#### To be done:
Word for word, copy all the data and drop the pictures.
'''
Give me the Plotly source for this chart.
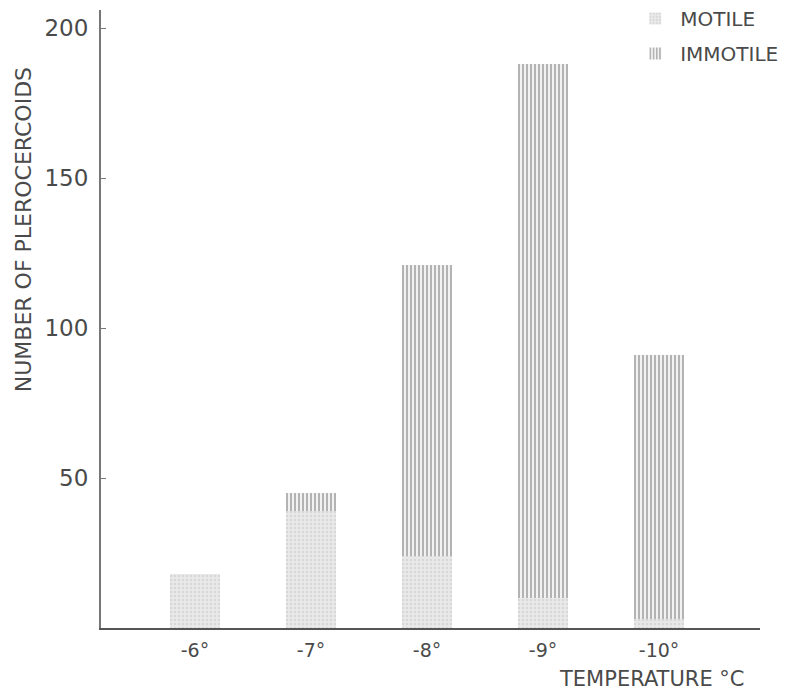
import plotly.graph_objects as go

categories = ["-6°", "-7°", "-8°", "-9°", "-10°"]
motile = [18, 39, 24, 10, 3]
immotile = [0, 6, 97, 178, 88]
y_ticks = [50, 100, 150, 200]

font_family = "DejaVu Sans, Liberation Sans, sans-serif"
ink = "#4a4a4a"

fig = go.Figure()
fig.add_trace(go.Bar(
    x=categories, y=motile, name="MOTILE", width=0.43, legendgroup="m",
    marker=dict(color="#e6e6e6", line=dict(width=0),
                pattern=dict(shape=".", fgcolor="#c4c4c4", bgcolor="#e9e9e9", size=4, solidity=0.3)),
))
fig.add_trace(go.Bar(
    x=categories, y=immotile, name="IMMOTILE", width=0.43, legendgroup="i",
    marker=dict(color="#ffffff", line=dict(width=0),
                pattern=dict(shape="|", fgcolor="#666666", bgcolor="#f2f2f2", size=4, solidity=0.45)),
))

# page body adds an 8px offset, so the figure is sized 8px smaller
fig.update_layout(
    barmode="stack",
    width=803, height=683,
    margin=dict(l=93, r=51, t=2, b=63, autoexpand=False),
    paper_bgcolor="white", plot_bgcolor="white",
    font=dict(family=font_family, color=ink, size=20),
    showlegend=True,
    legend=dict(x=0.803, y=1.018, xanchor="left", yanchor="top",
                traceorder="grouped", tracegroupgap=6,
                font=dict(size=20, color=ink), bgcolor="rgba(0,0,0,0)",
                itemwidth=40),
    xaxis=dict(range=[-0.81, 4.87], showline=True, linecolor="#555", linewidth=2,
               ticks="", showgrid=False, zeroline=False, ticklabelstandoff=4,
               tickfont=dict(size=19, color=ink)),
    yaxis=dict(range=[0, 206], showline=True, linecolor="#777", linewidth=2,
               tickvals=y_ticks, ticktext=[str(v) for v in y_ticks],
               ticks="inside", ticklen=5, tickcolor="#777", ticklabelstandoff=6,
               showgrid=False, zeroline=False,
               tickfont=dict(size=23, color=ink)),
)

fig.add_annotation(text="NUMBER OF PLEROCERCOIDS", textangle=-90,
                   xref="paper", yref="paper", x=-0.118, y=0.644,
                   xanchor="center", yanchor="middle", showarrow=False,
                   font=dict(size=22, color=ink))
fig.add_annotation(text="TEMPERATURE °C",
                   xref="paper", yref="paper", x=0.978, y=-0.082,
                   xanchor="right", yanchor="middle", showarrow=False,
                   borderpad=0,
                   font=dict(size=21, color=ink))

fig.write_html("out.html")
'''
#### Output below:
Give me the Plotly source for this chart.
import plotly.graph_objects as go

categories = ["-6°", "-7°", "-8°", "-9°", "-10°"]
motile = [18, 39, 24, 10, 3]
immotile = [0, 6, 97, 178, 88]
y_ticks = [50, 100, 150, 200]

font_family = "DejaVu Sans, Liberation Sans, sans-serif"
ink = "#4a4a4a"

fig = go.Figure()
fig.add_trace(go.Bar(
    x=categories, y=motile, name="MOTILE", width=0.43, legendgroup="m",
    marker=dict(color="#e6e6e6", line=dict(width=0),
                pattern=dict(shape=".", fgcolor="#c4c4c4", bgcolor="#e9e9e9", size=4, solidity=0.3)),
))
fig.add_trace(go.Bar(
    x=categories, y=immotile, name="IMMOTILE", width=0.43, legendgroup="i",
    marker=dict(color="#ffffff", line=dict(width=0),
                pattern=dict(shape="|", fgcolor="#666666", bgcolor="#f2f2f2", size=4, solidity=0.45)),
))

# page body adds an 8px offset, so the figure is sized 8px smaller
fig.update_layout(
    barmode="stack",
    width=803, height=683,
    margin=dict(l=93, r=51, t=2, b=63, autoexpand=False),
    paper_bgcolor="white", plot_bgcolor="white",
    font=dict(family=font_family, color=ink, size=20),
    showlegend=True,
    legend=dict(x=0.803, y=1.018, xanchor="left", yanchor="top",
                traceorder="grouped", tracegroupgap=6,
                font=dict(size=20, color=ink), bgcolor="rgba(0,0,0,0)",
                itemwidth=40),
    xaxis=dict(range=[-0.81, 4.87], showline=True, linecolor="#555", linewidth=2,
               ticks="", showgrid=False, zeroline=False, ticklabelstandoff=4,
               tickfont=dict(size=19, color=ink)),
    yaxis=dict(range=[0, 206], showline=True, linecolor="#777", linewidth=2,
               tickvals=y_ticks, ticktext=[str(v) for v in y_ticks],
               ticks="inside", ticklen=5, tickcolor="#777", ticklabelstandoff=6,
               showgrid=False, zeroline=False,
               tickfont=dict(size=23, color=ink)),
)

fig.add_annotation(text="NUMBER OF PLEROCERCOIDS", textangle=-90,
                   xref="paper", yref="paper", x=-0.118, y=0.644,
                   xanchor="center", yanchor="middle", showarrow=False,
                   font=dict(size=22, color=ink))
fig.add_annotation(text="TEMPERATURE °C",
                   xref="paper", yref="paper", x=0.978, y=-0.082,
                   xanchor="right", yanchor="middle", showarrow=False,
                   borderpad=0,
                   font=dict(size=21, color=ink))

fig.write_html("out.html")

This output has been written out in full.